Former dealer sentenced to six years


Jessica Johnston

James Norris (right) sits alongside his defense attorney Keith Edwards (left). During his statement, Edwards said he and Norris have formed a friendship over the last seven months that will not end once Norris is sent to prison.

By Jessica Johnston, Assistant News Director

Arrested during a day of executing warrants, James Norris was one of six people taken into custody in August for drug trafficking.

The Zanesville man accused of dealing cocaine was sentenced to six years in prison after pleading guilty to a first-degree felony of trafficking in drugs and a fifth-degree felony of permitting drug abuse.

The State argued for a seven-year sentence in Norris’ case, while the defense argued for four years given Norris’ begrudging behavior before dealing to a confidential informant.

Keith Edwards, Norris’ defense attorney, argued that Norris was not the main target of the confidential informant’s sting operation but came into the situation as an added dealer.

According to Edwards, the CI reached out to Norris multiple times in an attempt to purchase an amount of cocaine. Norris denied the request numerous times before caving in to the CI’s persistent requests.

“(The CI) pushed and pushed and pushed,” Edwards said.

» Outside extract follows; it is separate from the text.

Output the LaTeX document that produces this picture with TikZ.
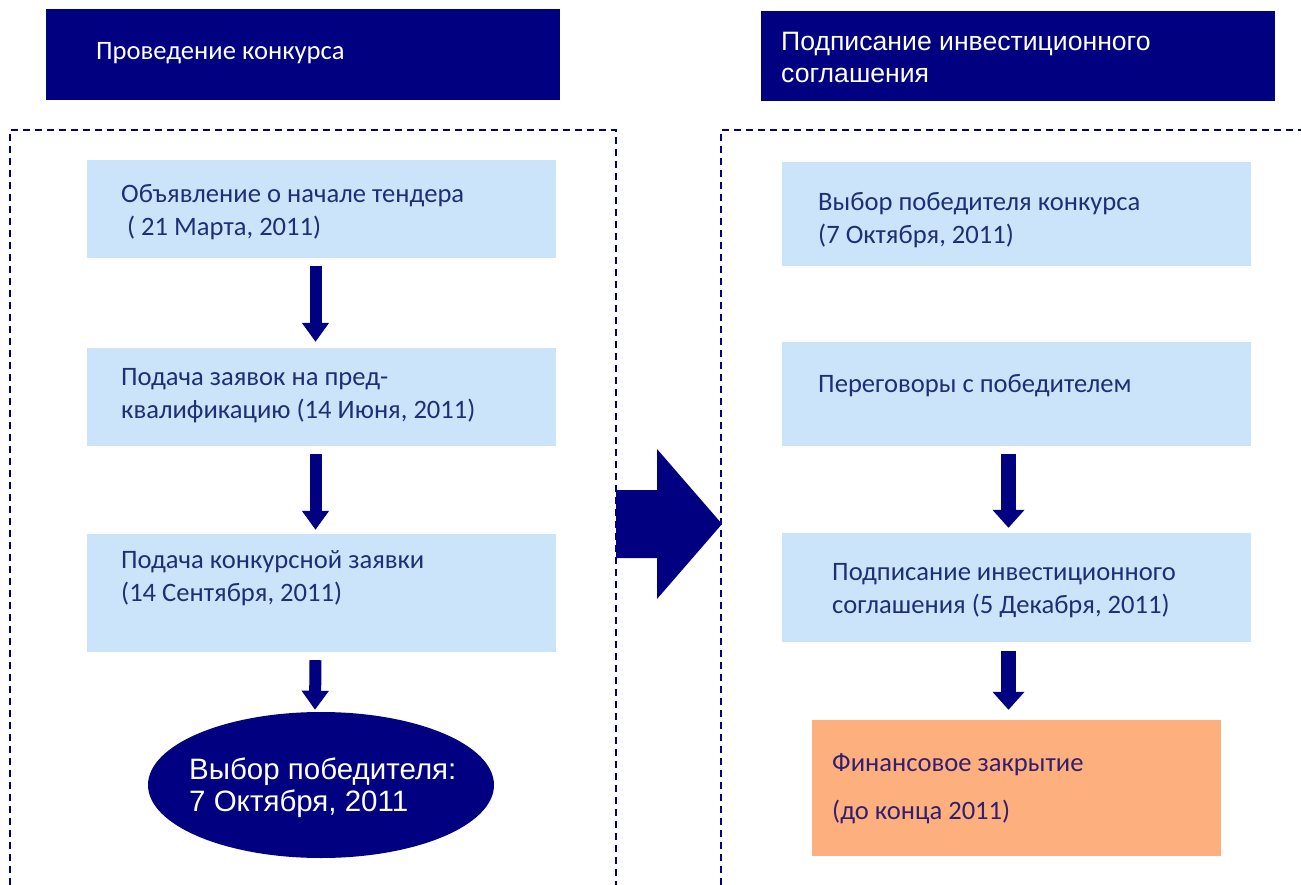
\documentclass[tikz,border=0pt]{standalone}
\usepackage{fontspec}
\setmainfont{Carlito}
\newfontfamily\arialf{Liberation Sans}
\usetikzlibrary{arrows.meta,shapes.geometric,calc}
\definecolor{navy}{RGB}{0,0,128}
\definecolor{lblue}{RGB}{204,228,250}
\definecolor{peach}{RGB}{253,176,126}
\definecolor{btext}{RGB}{28,48,118}
\definecolor{otext}{RGB}{52,30,110}
\tikzset{
  hdr/.style={fill=navy, draw=none, minimum width=514pt, inner sep=0pt},
  stepbox/.style={fill=lblue, draw=none, minimum width=469pt, inner sep=0pt},
  lbl/.style={anchor=west, align=left, inner sep=0pt, text=btext, font=\fontsize{26.6}{33}\selectfont},
  hlbl/.style={anchor=west, align=left, inner sep=0pt, text=white},
  frame/.style={draw=navy, line width=2pt, dash pattern=on 7pt off 5pt},
  larr/.style={draw=navy, line width=12pt, -{Triangle[width=26pt,length=19pt]}},
  rarr/.style={draw=navy, line width=15pt, -{Triangle[width=31pt,length=18pt]}},
}
\begin{document}
\begin{tikzpicture}[x=1pt,y=-1pt]
\useasboundingbox (0,0) rectangle (1301,885);
% headers
\node[hdr, minimum height=91pt] (h1) at (303,54.5) {};
\node[hlbl, font=\fontsize{26.6}{32}\selectfont] (h1t) at (96,53) {Проведение конкурса};
\node[hdr, minimum height=90pt] (h2) at (1018,56) {};
\node[hlbl, font=\arialf\fontsize{26.6}{32}\selectfont] (h2t) at (781,57) {Подписание инвестиционного\\соглашения};
% dashed frames
\draw[frame] (10,885) -- (10,130) -- (616,130) -- (616,885);
\draw[frame] (721,885) -- (721,130) -- (1301,130);
% left column
\node[stepbox, minimum height=98pt] (b1) at (321.5,209) {};
\node[lbl] (b1t) at (121,212.5) {Объявление о начале тендера\\\hspace{0.22em}( 21 Марта, 2011)};
\node[stepbox, minimum height=98pt] (b2) at (321.5,397) {};
\node[lbl] (b2t) at (121,395.5) {Подача заявок на пред-\\квалификацию (14 Июня, 2011)};
\node[stepbox, minimum height=118pt] (b3) at (321.5,593) {};
\node[lbl] (b3t) at (121,578.5) {Подача конкурсной заявки\\(14 Сентября, 2011)};
\node[ellipse, fill=navy, minimum width=346pt, minimum height=146pt, inner sep=0pt] (el) at (321,785) {};
\node[hlbl, font=\arialf\fontsize{29.5}{32}\selectfont] (elt) at (189,788) {Выбор победителя:\\7 Октября, 2011};
\draw[larr] ($(b1.south)+(-6,8)$) -- ($(b2.north)+(-6,-6)$);
\draw[larr] ($(b2.south)+(-6,8)$) -- ($(b3.north)+(-6,-4)$);
\draw[larr] ($(b3.south)+(-6,8)$) -- ($(el.north)+(-6,-2)$);
% big arrow
\coordinate (ba) at (616,490);
\fill[navy] (ba) -- (657,490) -- (657,449) -- (722,524) -- (657,599) -- (657,558) -- (616,558) -- cycle;
% right column
\node[stepbox, minimum height=104pt] (r1) at (1016.5,214) {};
\node[lbl] (r1t) at (818,220.5) {Выбор победителя конкурса\\(7 Октября, 2011)};
\node[stepbox, minimum height=104pt] (r2) at (1016.5,394) {};
\node[lbl] (r2t) at (818,386) {Переговоры с победителем};
\node[stepbox, minimum height=109pt] (r3) at (1016.5,587.5) {};
\node[lbl] (r3t) at (832,590.5) {Подписание инвестиционного\\соглашения (5 Декабря, 2011)};
\node[fill=peach, minimum width=409pt, minimum height=136pt, inner sep=0pt] (fin) at (1016.5,788) {};
\node[lbl, text=otext, font=\fontsize{26.6}{48}\selectfont] (fint) at (832,789) {Финансовое закрытие\\(до конца 2011)};
\draw[rarr] ($(r2.south)+(-8,8)$) -- ($(r3.north)+(-8,-5)$);
\draw[rarr] ($(r3.south)+(-8,9)$) -- ($(fin.north)+(-8,-10)$);
\end{tikzpicture}
\end{document}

In an operation that utilizes a CI, Edwards said it is common practice to set up multiple buys from a dealer in order to have solid evidence against the person.

With Norris, the CI attempted to set up a second buy when Norris informed the person that he refused to sell anymore and was not dealing drugs any longer, Edwards said.

During his request for a lighter sentence, Edwards pointed out that Norris had made the independent decision to denounce his criminal behavior before he ever knew he was in trouble.

Judge Kelly Cottrill empathized with Norris and said he was faced with a tough decision as Norris has been involved in previous criminal activity but applauded him for turning his life around.

“Drugs are eating us up and you know that,” Cottrill said.

Norris agreed and said his goal is to advocate for young people and help them avoid getting caught up in the same lifestyle he led.

Cottrill said Norris, 36, is still a relatively young man and asked him about his three children stating that kids want to grow up and be like their father.

“That’s why I’ve got to be there to help them make better decisions,” Norris said to Cottrill.

All six years of Norris’ sentence are mandatory.